**Problem description**
Exact reproduction is required for the lines bounded by the one containing "Convert this chart to Plotly code." and the one containing "po2 = [8.1, 4.3, 5.2, 1.6]", both bounds included. Print them without any pictures.

— Start of Extracted material —

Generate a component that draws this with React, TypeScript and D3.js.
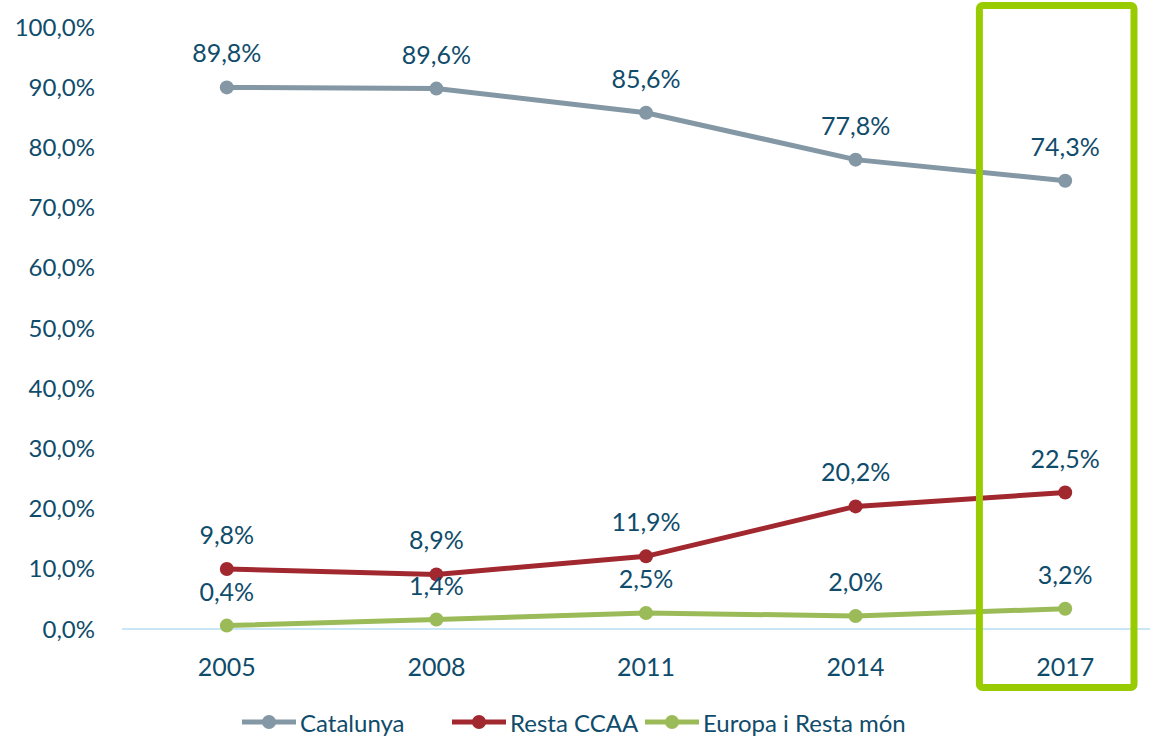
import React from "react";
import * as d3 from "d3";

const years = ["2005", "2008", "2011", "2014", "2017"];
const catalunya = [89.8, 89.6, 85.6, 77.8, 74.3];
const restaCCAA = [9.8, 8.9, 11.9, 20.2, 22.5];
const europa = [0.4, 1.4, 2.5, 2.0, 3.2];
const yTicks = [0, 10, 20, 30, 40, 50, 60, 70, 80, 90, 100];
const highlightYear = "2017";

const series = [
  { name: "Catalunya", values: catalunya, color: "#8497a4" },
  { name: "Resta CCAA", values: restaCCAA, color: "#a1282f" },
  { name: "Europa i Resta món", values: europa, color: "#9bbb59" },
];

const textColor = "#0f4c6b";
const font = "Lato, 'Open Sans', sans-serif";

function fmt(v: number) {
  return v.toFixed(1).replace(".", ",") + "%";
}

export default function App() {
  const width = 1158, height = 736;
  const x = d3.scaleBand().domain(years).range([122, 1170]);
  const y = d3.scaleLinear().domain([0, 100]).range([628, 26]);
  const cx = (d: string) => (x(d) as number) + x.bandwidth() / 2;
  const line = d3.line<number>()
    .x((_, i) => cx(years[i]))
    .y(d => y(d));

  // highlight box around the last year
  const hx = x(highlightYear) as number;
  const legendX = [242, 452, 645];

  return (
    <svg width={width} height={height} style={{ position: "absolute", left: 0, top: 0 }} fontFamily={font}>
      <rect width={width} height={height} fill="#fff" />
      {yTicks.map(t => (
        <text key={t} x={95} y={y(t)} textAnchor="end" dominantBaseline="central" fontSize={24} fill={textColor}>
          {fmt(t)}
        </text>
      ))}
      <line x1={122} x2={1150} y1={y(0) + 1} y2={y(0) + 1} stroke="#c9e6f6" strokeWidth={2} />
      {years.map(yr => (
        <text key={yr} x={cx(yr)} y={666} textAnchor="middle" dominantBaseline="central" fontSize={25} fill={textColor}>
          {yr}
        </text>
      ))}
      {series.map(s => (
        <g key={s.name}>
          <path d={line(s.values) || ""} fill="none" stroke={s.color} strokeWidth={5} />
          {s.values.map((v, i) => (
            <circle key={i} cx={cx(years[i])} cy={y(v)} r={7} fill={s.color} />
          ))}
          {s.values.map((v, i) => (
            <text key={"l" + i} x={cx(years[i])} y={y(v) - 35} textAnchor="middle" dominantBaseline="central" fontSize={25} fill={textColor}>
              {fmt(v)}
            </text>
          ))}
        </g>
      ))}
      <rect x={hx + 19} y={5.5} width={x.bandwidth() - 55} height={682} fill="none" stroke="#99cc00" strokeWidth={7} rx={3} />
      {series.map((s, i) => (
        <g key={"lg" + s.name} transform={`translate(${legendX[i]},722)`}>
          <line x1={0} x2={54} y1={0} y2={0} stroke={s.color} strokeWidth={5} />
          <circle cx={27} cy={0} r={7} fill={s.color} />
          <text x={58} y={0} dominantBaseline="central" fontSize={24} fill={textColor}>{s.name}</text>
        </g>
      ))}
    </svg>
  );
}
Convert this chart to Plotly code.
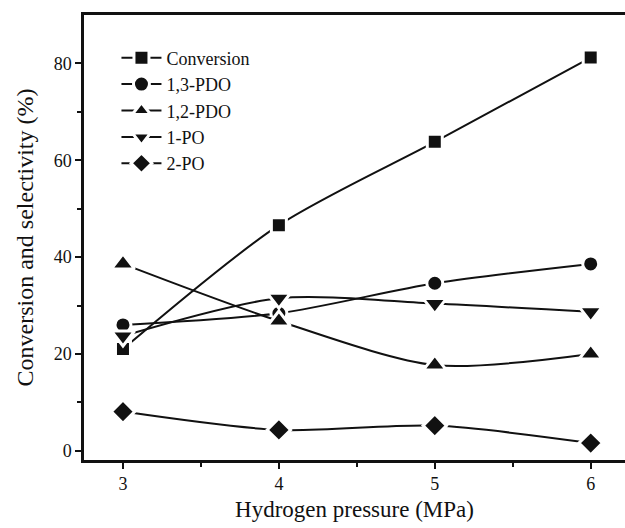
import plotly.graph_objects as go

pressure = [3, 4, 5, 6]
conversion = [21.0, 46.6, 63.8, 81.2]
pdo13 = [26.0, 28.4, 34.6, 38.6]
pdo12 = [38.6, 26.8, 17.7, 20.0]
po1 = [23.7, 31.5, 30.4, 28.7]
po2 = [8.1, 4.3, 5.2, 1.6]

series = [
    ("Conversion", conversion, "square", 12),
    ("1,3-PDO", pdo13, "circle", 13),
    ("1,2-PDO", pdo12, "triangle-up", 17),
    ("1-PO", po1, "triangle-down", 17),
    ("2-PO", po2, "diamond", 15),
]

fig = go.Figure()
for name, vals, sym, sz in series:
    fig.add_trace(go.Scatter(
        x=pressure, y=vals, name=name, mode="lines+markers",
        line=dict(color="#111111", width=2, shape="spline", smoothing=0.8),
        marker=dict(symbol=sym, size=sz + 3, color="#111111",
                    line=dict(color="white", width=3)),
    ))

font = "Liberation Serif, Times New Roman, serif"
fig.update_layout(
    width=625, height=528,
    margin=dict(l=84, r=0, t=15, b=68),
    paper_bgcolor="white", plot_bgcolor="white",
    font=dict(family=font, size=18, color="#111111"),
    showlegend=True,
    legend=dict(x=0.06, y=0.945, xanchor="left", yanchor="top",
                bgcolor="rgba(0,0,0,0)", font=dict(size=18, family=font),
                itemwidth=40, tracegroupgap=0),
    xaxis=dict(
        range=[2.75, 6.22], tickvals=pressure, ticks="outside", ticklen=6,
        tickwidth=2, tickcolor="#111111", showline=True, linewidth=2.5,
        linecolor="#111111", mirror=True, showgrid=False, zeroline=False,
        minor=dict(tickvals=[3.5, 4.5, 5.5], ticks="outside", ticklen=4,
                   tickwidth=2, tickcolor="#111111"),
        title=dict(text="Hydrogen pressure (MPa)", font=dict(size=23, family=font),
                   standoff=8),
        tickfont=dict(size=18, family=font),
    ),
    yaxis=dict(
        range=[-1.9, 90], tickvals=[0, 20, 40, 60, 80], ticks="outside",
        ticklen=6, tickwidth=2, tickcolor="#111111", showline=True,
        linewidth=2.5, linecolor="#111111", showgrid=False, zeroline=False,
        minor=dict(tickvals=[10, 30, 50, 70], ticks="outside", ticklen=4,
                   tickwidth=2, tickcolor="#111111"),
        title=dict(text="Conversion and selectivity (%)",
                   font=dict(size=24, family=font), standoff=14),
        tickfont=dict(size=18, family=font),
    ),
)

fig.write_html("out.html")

— End of Extracted material —

**Complete response**
Convert this chart to Plotly code.
import plotly.graph_objects as go

pressure = [3, 4, 5, 6]
conversion = [21.0, 46.6, 63.8, 81.2]
pdo13 = [26.0, 28.4, 34.6, 38.6]
pdo12 = [38.6, 26.8, 17.7, 20.0]
po1 = [23.7, 31.5, 30.4, 28.7]
po2 = [8.1, 4.3, 5.2, 1.6]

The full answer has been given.